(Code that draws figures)
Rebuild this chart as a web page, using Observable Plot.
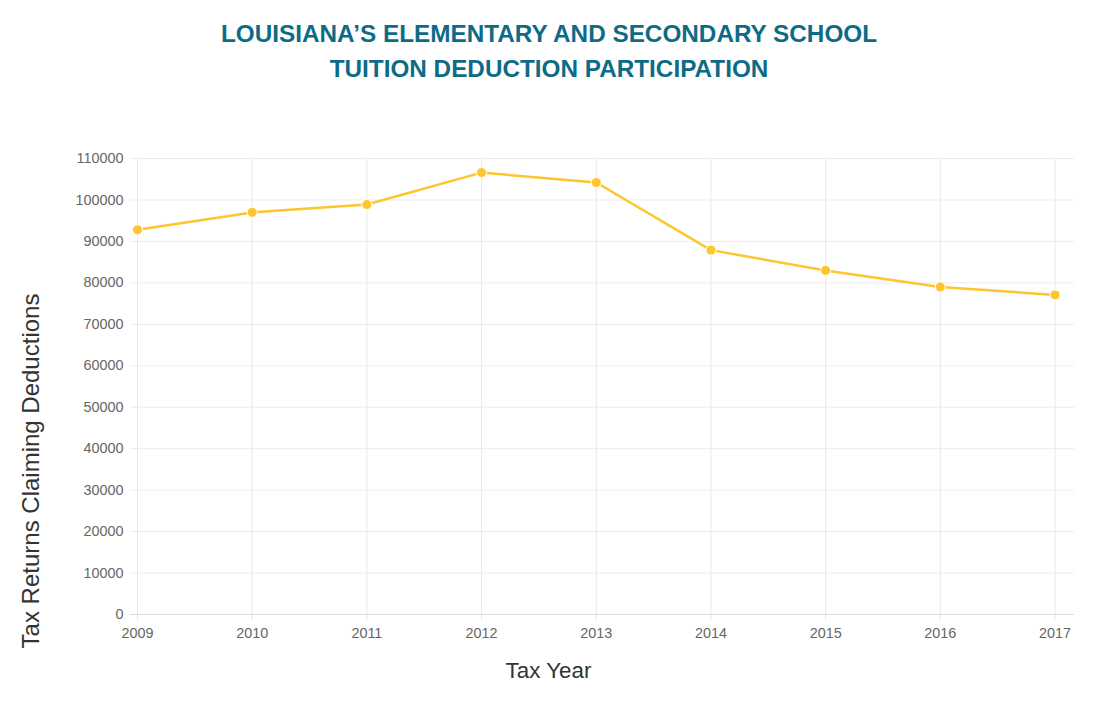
<!DOCTYPE html>
<html><head><meta charset="utf-8">
<script src="https://cdn.jsdelivr.net/npm/d3@7"></script>
<script src="https://cdn.jsdelivr.net/npm/@observablehq/plot@0.6"></script>
<style>
body{margin:0;background:#fff;}
#wrap{position:relative;width:1112px;height:705px;overflow:hidden;background:#fff;}
#title{position:absolute;left:0;top:17px;width:1098px;text-align:center;font-family:"Liberation Sans",Arial,sans-serif;font-weight:bold;font-size:24.3px;line-height:34.5px;color:#0e6b87;}
#chart{position:absolute;left:0;top:100px;}
.axt{position:absolute;font-family:"Liberation Sans",Arial,sans-serif;color:#333;white-space:nowrap;line-height:1;transform:translate(-50%,-50%);}
</style></head>
<body><div id="wrap">
<div id="title">LOUISIANA’S ELEMENTARY AND SECONDARY SCHOOL<br>TUITION DEDUCTION PARTICIPATION</div>
<div id="chart"></div>
<div class="axt" id="xt" style="left:548.5px;top:671px;font-size:22.4px;">Tax Year</div>
<div class="axt" id="yt" style="left:31px;top:471px;font-size:24px;transform:translate(-50%,-50%) rotate(-90deg);">Tax Returns Claiming Deductions</div>
</div>
<script>
const years = [2009, 2010, 2011, 2012, 2013, 2014, 2015, 2016, 2017];
const returnsClaiming = [92800, 97000, 98900, 106600, 104200, 87900, 83000, 79000, 77100];
const yTicks = [0, 10000, 20000, 30000, 40000, 50000, 60000, 70000, 80000, 90000, 100000, 110000];

const data = years.map((y, i) => ({year: y, value: returnsClaiming[i]}));
const font = '"Liberation Sans",Arial,sans-serif';
const chart = Plot.plot({
  width: 1112, height: 605,
  marginTop: 58, marginBottom: 91, marginLeft: 130, marginRight: 38,
  style: {fontFamily: font, fontSize: "14.4px", color: "#666", background: "transparent"},
  x: {domain: [2009, 2017], insetLeft: 7, insetRight: 19.5},
  y: {domain: [0, 110000]},
  marks: [
    Plot.gridX(years, {stroke: "#e8e8e8", strokeOpacity: 1}),
    Plot.gridY(yTicks, {stroke: "#ececec", strokeOpacity: 1}),
    Plot.ruleY([0], {stroke: "#dcdcdc"}),
    Plot.axisX(years, {tickFormat: d => String(d), tickSize: 6, tickPadding: 7, stroke: "#e3e3e3", fill: "#666", label: null}),
    Plot.axisY(yTicks, {tickFormat: d => String(d), tickSize: 0, tickPadding: 7, fill: "#666", label: null}),
    Plot.line(data, {x: "year", y: "value", stroke: "#ffc52e", strokeWidth: 2.5}),
    Plot.dot(data, {x: "year", y: "value", r: 5, fill: "#ffc52e", stroke: "#fff", strokeWidth: 1})
  ]
});
document.getElementById("chart").appendChild(chart);
</script>
</body></html>
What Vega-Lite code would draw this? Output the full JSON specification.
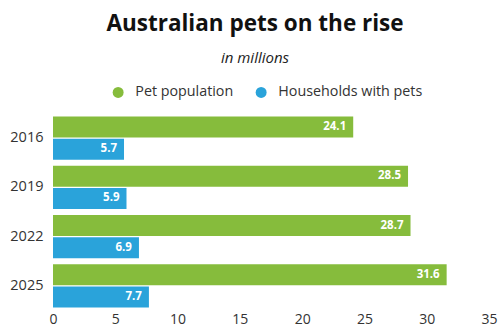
{
  "$schema": "https://vega.github.io/schema/vega-lite/v6.json",
  "width": 436,
  "height": 194,
  "autosize": {"type": "none"},
  "padding": {"left": 53, "top": 115, "right": 10, "bottom": 20},
  "background": "white",
  "title": {
    "text": "Australian pets on the rise",
    "subtitle": "in millions",
    "anchor": "middle",
    "dx": -16,
    "font": "Open Sans",
    "fontSize": 22.5,
    "fontWeight": "bold",
    "color": "#111111",
    "subtitleFont": "Open Sans",
    "subtitleFontSize": 15,
    "subtitleFontStyle": "italic",
    "subtitleColor": "#222222",
    "subtitlePadding": 16,
    "offset": 19
  },
  "config": {
    "view": {"stroke": null},
    "font": "Open Sans",
    "legend": {
      "orient": "none",
      "legendX": 58,
      "legendY": -30,
      "direction": "horizontal",
      "title": null,
      "symbolType": "circle",
      "symbolSize": 120,
      "labelFont": "Open Sans",
      "labelFontSize": 14.3,
      "labelColor": "#333333",
      "columnPadding": 20,
      "labelOffset": 10
    }
  },
  "data": {
    "values": [
      {"year": "2016", "series": "Pet population", "value": 24.1},
      {"year": "2016", "series": "Households with pets", "value": 5.7},
      {"year": "2019", "series": "Pet population", "value": 28.5},
      {"year": "2019", "series": "Households with pets", "value": 5.9},
      {"year": "2022", "series": "Pet population", "value": 28.7},
      {"year": "2022", "series": "Households with pets", "value": 6.9},
      {"year": "2025", "series": "Pet population", "value": 31.6},
      {"year": "2025", "series": "Households with pets", "value": 7.7}
    ]
  },
  "encoding": {
    "y": {
      "field": "year",
      "type": "nominal",
      "scale": {"paddingInner": 0.12, "paddingOuter": 0.03},
      "axis": {
        "title": null,
        "domain": false,
        "ticks": false,
        "labelFontSize": 14.5,
        "labelColor": "#333333",
        "labelPadding": 10
      }
    },
    "yOffset": {
      "field": "series",
      "type": "nominal",
      "sort": ["Pet population", "Households with pets"],
      "scale": {"paddingInner": 0.05}
    },
    "x": {
      "field": "value",
      "type": "quantitative",
      "scale": {"domain": [0, 35], "nice": false},
      "axis": {
        "title": null,
        "values": [0, 5, 10, 15, 20, 25, 30, 35],
        "grid": false,
        "domain": false,
        "ticks": false,
        "labelFontSize": 14,
        "labelColor": "#333333",
        "labelPadding": 3,
        "labelFlush": false
      }
    }
  },
  "layer": [
    {
      "mark": {"type": "bar"},
      "encoding": {
        "color": {
          "field": "series",
          "type": "nominal",
          "sort": ["Pet population", "Households with pets"],
          "scale": {
            "domain": ["Pet population", "Households with pets"],
            "range": ["#86bc3c", "#2aa3da"]
          }
        }
      }
    },
    {
      "mark": {
        "type": "text",
        "align": "right",
        "dx": -7,
        "color": "white",
        "fontWeight": "bold",
        "fontSize": 11.5
      },
      "encoding": {
        "text": {"field": "value", "type": "quantitative", "format": ".1f"}
      }
    }
  ]
}
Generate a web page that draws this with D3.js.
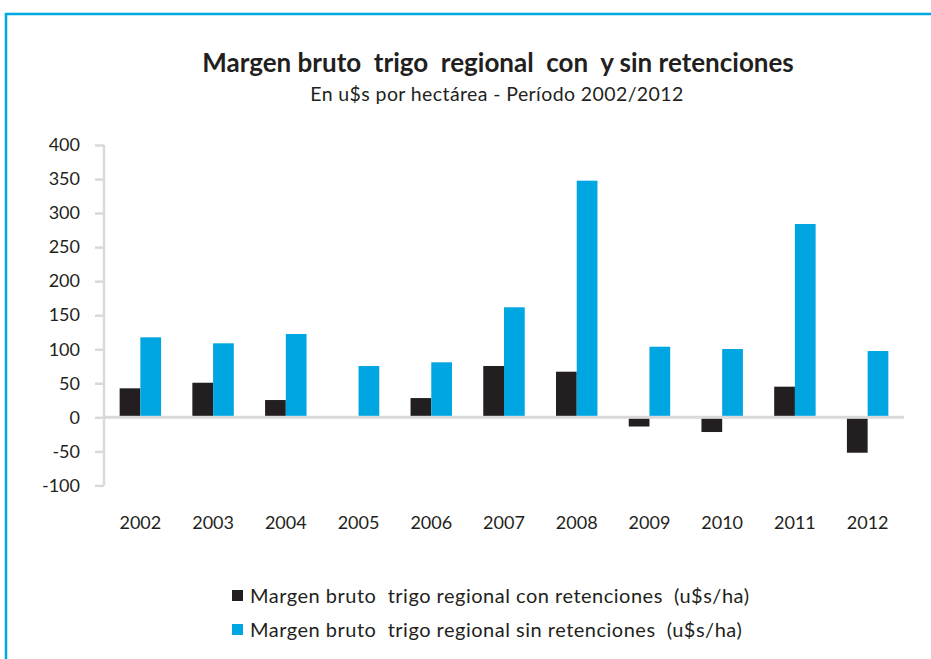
<!DOCTYPE html>
<html>
<head>
<meta charset="utf-8">
<script src="https://cdn.jsdelivr.net/npm/d3@7"></script>
<style>
  body { margin: 0; background: #fff; }
  svg { display: block; font-family: Lato, "Open Sans", sans-serif; }
</style>
</head>
<body>
<svg id="chart" width="931" height="659"></svg>
<script>
'use strict';

var years = ['2002','2003','2004','2005','2006','2007','2008','2009','2010','2011','2012'];
var conRet = [42.6, 50.8, 25.4, 0, 28.3, 75.4, 67, -13.5, -21.6, 45, -52];
var sinRet = [117.5, 108.7, 122.4, 75.4, 80.8, 161.6, 347.6, 103.7, 100.3, 284, 97.4];
var yTicks = [-100, -50, 0, 50, 100, 150, 200, 250, 300, 350, 400];
var seriesNames = [
  'Margen bruto  trigo regional con retenciones  (u$s/ha)',
  'Margen bruto  trigo regional sin retenciones  (u$s/ha)'
];
var colors = ['#231f20', '#00a6e2'];

var svg = d3.select('#chart');

// frame (right and bottom edges fall outside the picture)
svg.append('path')
  .attr('d', 'M6,659 L6,14 L931,14')
  .attr('fill', 'none')
  .attr('stroke', '#00a8e1')
  .attr('stroke-width', 2.5);

var plotLeft = 104, plotRight = 904, plotTop = 145, plotBottom = 485.4;

var x = d3.scaleBand().domain(years).range([plotLeft, plotRight]).paddingInner(0.43).paddingOuter(0.215);
var y = d3.scaleLinear().domain([-100, 400]).range([plotBottom, plotTop]);
var sub = d3.scaleBand().domain([0, 1]).range([0, x.bandwidth()]);

// title
svg.append('text')
  .attr('x', 498).attr('y', 72)
  .attr('text-anchor', 'middle')
  .attr('font-weight', 'bold')
  .attr('font-size', 26)
  .attr('fill', '#231f20')
  .attr('xml:space', 'preserve')
  .text('Margen bruto  trigo  regional  con  y sin retenciones');

svg.append('text')
  .attr('x', 497).attr('y', 101)
  .attr('text-anchor', 'middle')
  .attr('font-size', 19.5)
  .attr('letter-spacing', 0.4)
  .attr('fill', '#231f20')
  .text('En u$s por hectárea - Período 2002/2012');

// y axis (plain hyphen for negatives, as in the source)
var yAxis = svg.append('g')
  .attr('transform', 'translate(' + plotLeft + ',0)')
  .call(d3.axisLeft(y).tickValues(yTicks).tickSize(9).tickPadding(15)
    .tickFormat(function(d) { return String(d); }));
yAxis.selectAll('path, line').attr('stroke', '#d9d9d9').attr('stroke-width', 2.5);
yAxis.select('path').attr('d', 'M0,' + y(400) + 'V' + y(-100));
yAxis.selectAll('text')
  .attr('font-size', 18)
  .attr('font-family', 'Lato, "Open Sans", sans-serif')
  .attr('fill', '#231f20');

// zero line
svg.append('line')
  .attr('x1', plotLeft).attr('x2', plotRight)
  .attr('y1', y(0)).attr('y2', y(0))
  .attr('stroke', '#d9d9d9')
  .attr('stroke-width', 3);

// bars
[conRet, sinRet].forEach(function(vals, s) {
  svg.append('g').selectAll('rect')
    .data(vals)
    .enter().append('rect')
      .attr('x', function(d, i) { return x(years[i]) + sub(s); })
      .attr('width', sub.bandwidth())
      .attr('y', function(d) { return d >= 0 ? y(d) : y(0) + 1.5; })
      .attr('height', function(d) { return d >= 0 ? Math.max(0, y(0) - 1.5 - y(d)) : y(d) - y(0) - 1.5; })
      .attr('fill', colors[s]);
});

// x labels
svg.append('g').selectAll('text')
  .data(years)
  .enter().append('text')
    .attr('x', function(d) { return x(d) + x.bandwidth() / 2; })
    .attr('y', 529)
    .attr('text-anchor', 'middle')
    .attr('font-size', 18)
    .attr('fill', '#231f20')
    .text(function(d) { return d; });

// legend
var legend = svg.append('g').selectAll('g')
  .data(seriesNames)
  .enter().append('g')
    .attr('transform', function(d, i) { return 'translate(232,' + (590 + i * 34) + ')'; });
legend.append('rect')
  .attr('width', 11).attr('height', 11)
  .attr('fill', function(d, i) { return colors[i]; });
legend.append('text')
  .attr('x', 18).attr('y', 12.5)
  .attr('font-size', 20)
  .attr('letter-spacing', 0.5)
  .attr('fill', '#231f20')
  .attr('xml:space', 'preserve')
  .text(function(d) { return d; });
</script>
</body>
</html>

REQUIREMENTS: How many lines in the records above contain the word "this"? Reply with the number and nothing more.

REPLY: 3